*Dataset content:*

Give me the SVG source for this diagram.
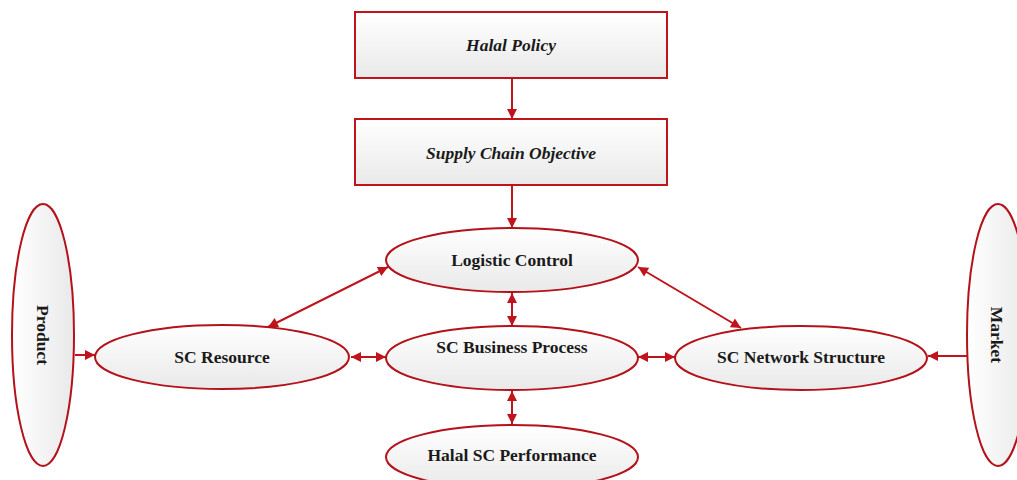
<svg xmlns="http://www.w3.org/2000/svg" width="1017" height="480" viewBox="0 0 1017 480">
  <defs>
    <linearGradient id="fillGrad" x1="0" y1="0" x2="0" y2="1">
      <stop offset="0" stop-color="#ffffff"/>
      <stop offset="1" stop-color="#e9e9e9"/>
    </linearGradient>
    <linearGradient id="fillGradH" x1="0" y1="0" x2="1" y2="0">
      <stop offset="0" stop-color="#ffffff"/>
      <stop offset="1" stop-color="#e9e9e9"/>
    </linearGradient>
    <marker id="arrow" viewBox="0 0 10 10" refX="10" refY="5" markerWidth="11" markerHeight="10" markerUnits="userSpaceOnUse" orient="auto-start-reverse">
      <path d="M0,0 L10,5 L0,10 Z" fill="#c0141c"/>
    </marker>
  </defs>
  <style>
    .box { fill: url(#fillGrad); stroke: #c0141c; stroke-width: 2; }
    .oval { fill: url(#fillGrad); stroke: #b3121a; stroke-width: 2; }
    .ovalv { fill: url(#fillGradH); stroke: #b3121a; stroke-width: 2; }
    .lbl { font-family: "Liberation Serif", "Times New Roman", serif; font-weight: bold; font-size: 17.5px; fill: #1a1a1a; text-anchor: middle; }
    .it { font-style: italic; }
    .link { stroke: #c0141c; stroke-width: 2; fill: none; }
    .one { marker-end: url(#arrow); }
    .two { marker-start: url(#arrow); marker-end: url(#arrow); }
  </style>

  <g id="connectors">
    <line class="link one" x1="512" y1="78" x2="512" y2="119"/>
    <line class="link one" x1="512" y1="185" x2="512" y2="228"/>
    <line class="link two" x1="512" y1="293" x2="512" y2="326"/>
    <line class="link two" x1="512" y1="391" x2="512" y2="424"/>
    <line class="link two" x1="351" y1="357" x2="386" y2="357"/>
    <line class="link two" x1="638" y1="357" x2="675" y2="357"/>
    <line class="link two" x1="388" y1="267" x2="268" y2="327"/>
    <line class="link two" x1="638" y1="267" x2="741" y2="328"/>
    <line class="link one" x1="75" y1="355" x2="95" y2="355"/>
    <line class="link one" x1="967" y1="356" x2="928" y2="356"/>
  </g>

  <g id="halal-policy">
    <rect class="box" x="355" y="12" width="312" height="66"/>
    <text class="lbl it" x="511" y="51">Halal Policy</text>
  </g>

  <g id="supply-chain-objective">
    <rect class="box" x="355" y="119" width="312" height="66"/>
    <text class="lbl it" x="511" y="159">Supply Chain Objective</text>
  </g>

  <g id="logistic-control">
    <ellipse class="oval" cx="512" cy="260" rx="126" ry="32"/>
    <text class="lbl" x="512" y="266">Logistic Control</text>
  </g>

  <g id="sc-business-process">
    <ellipse class="oval" cx="512" cy="358" rx="126" ry="32"/>
    <text class="lbl" x="512" y="353">SC Business Process</text>
  </g>

  <g id="halal-sc-performance">
    <ellipse class="oval" cx="512" cy="457" rx="126" ry="32"/>
    <text class="lbl" x="512" y="461">Halal SC Performance</text>
  </g>

  <g id="sc-resource">
    <ellipse class="oval" cx="222" cy="357" rx="127" ry="32"/>
    <text class="lbl" x="222" y="363">SC Resource</text>
  </g>

  <g id="sc-network-structure">
    <ellipse class="oval" cx="801" cy="358" rx="126" ry="32"/>
    <text class="lbl" x="801" y="363">SC Network Structure</text>
  </g>

  <g id="product">
    <ellipse class="ovalv" cx="43" cy="335" rx="31" ry="131"/>
    <text class="lbl" transform="translate(37,335) rotate(90)">Product</text>
  </g>

  <g id="market">
    <ellipse class="ovalv" cx="998" cy="335" rx="31" ry="131"/>
    <text class="lbl" transform="translate(991,335) rotate(90)">Market</text>
  </g>
</svg>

*What to produce:* All the material shown above is to be copied exactly, with no pictures carried over.

*Exercise result:*
Give me the SVG source for this diagram.
<svg xmlns="http://www.w3.org/2000/svg" width="1017" height="480" viewBox="0 0 1017 480">
  <defs>
    <linearGradient id="fillGrad" x1="0" y1="0" x2="0" y2="1">
      <stop offset="0" stop-color="#ffffff"/>
      <stop offset="1" stop-color="#e9e9e9"/>
    </linearGradient>
    <linearGradient id="fillGradH" x1="0" y1="0" x2="1" y2="0">
      <stop offset="0" stop-color="#ffffff"/>
      <stop offset="1" stop-color="#e9e9e9"/>
    </linearGradient>
    <marker id="arrow" viewBox="0 0 10 10" refX="10" refY="5" markerWidth="11" markerHeight="10" markerUnits="userSpaceOnUse" orient="auto-start-reverse">
      <path d="M0,0 L10,5 L0,10 Z" fill="#c0141c"/>
    </marker>
  </defs>
  <style>
    .box { fill: url(#fillGrad); stroke: #c0141c; stroke-width: 2; }
    .oval { fill: url(#fillGrad); stroke: #b3121a; stroke-width: 2; }
    .ovalv { fill: url(#fillGradH); stroke: #b3121a; stroke-width: 2; }
    .lbl { font-family: "Liberation Serif", "Times New Roman", serif; font-weight: bold; font-size: 17.5px; fill: #1a1a1a; text-anchor: middle; }
    .it { font-style: italic; }
    .link { stroke: #c0141c; stroke-width: 2; fill: none; }
    .one { marker-end: url(#arrow); }
    .two { marker-start: url(#arrow); marker-end: url(#arrow); }
  </style>

  <g id="connectors">
    <line class="link one" x1="512" y1="78" x2="512" y2="119"/>
    <line class="link one" x1="512" y1="185" x2="512" y2="228"/>
    <line class="link two" x1="512" y1="293" x2="512" y2="326"/>
    <line class="link two" x1="512" y1="391" x2="512" y2="424"/>
    <line class="link two" x1="351" y1="357" x2="386" y2="357"/>
    <line class="link two" x1="638" y1="357" x2="675" y2="357"/>
    <line class="link two" x1="388" y1="267" x2="268" y2="327"/>
    <line class="link two" x1="638" y1="267" x2="741" y2="328"/>
    <line class="link one" x1="75" y1="355" x2="95" y2="355"/>
    <line class="link one" x1="967" y1="356" x2="928" y2="356"/>
  </g>

  <g id="halal-policy">
    <rect class="box" x="355" y="12" width="312" height="66"/>
    <text class="lbl it" x="511" y="51">Halal Policy</text>
  </g>

  <g id="supply-chain-objective">
    <rect class="box" x="355" y="119" width="312" height="66"/>
    <text class="lbl it" x="511" y="159">Supply Chain Objective</text>
  </g>

  <g id="logistic-control">
    <ellipse class="oval" cx="512" cy="260" rx="126" ry="32"/>
    <text class="lbl" x="512" y="266">Logistic Control</text>
  </g>

  <g id="sc-business-process">
    <ellipse class="oval" cx="512" cy="358" rx="126" ry="32"/>
    <text class="lbl" x="512" y="353">SC Business Process</text>
  </g>

  <g id="halal-sc-performance">
    <ellipse class="oval" cx="512" cy="457" rx="126" ry="32"/>
    <text class="lbl" x="512" y="461">Halal SC Performance</text>
  </g>

  <g id="sc-resource">
    <ellipse class="oval" cx="222" cy="357" rx="127" ry="32"/>
    <text class="lbl" x="222" y="363">SC Resource</text>
  </g>

  <g id="sc-network-structure">
    <ellipse class="oval" cx="801" cy="358" rx="126" ry="32"/>
    <text class="lbl" x="801" y="363">SC Network Structure</text>
  </g>

  <g id="product">
    <ellipse class="ovalv" cx="43" cy="335" rx="31" ry="131"/>
    <text class="lbl" transform="translate(37,335) rotate(90)">Product</text>
  </g>

  <g id="market">
    <ellipse class="ovalv" cx="998" cy="335" rx="31" ry="131"/>
    <text class="lbl" transform="translate(991,335) rotate(90)">Market</text>
  </g>
</svg>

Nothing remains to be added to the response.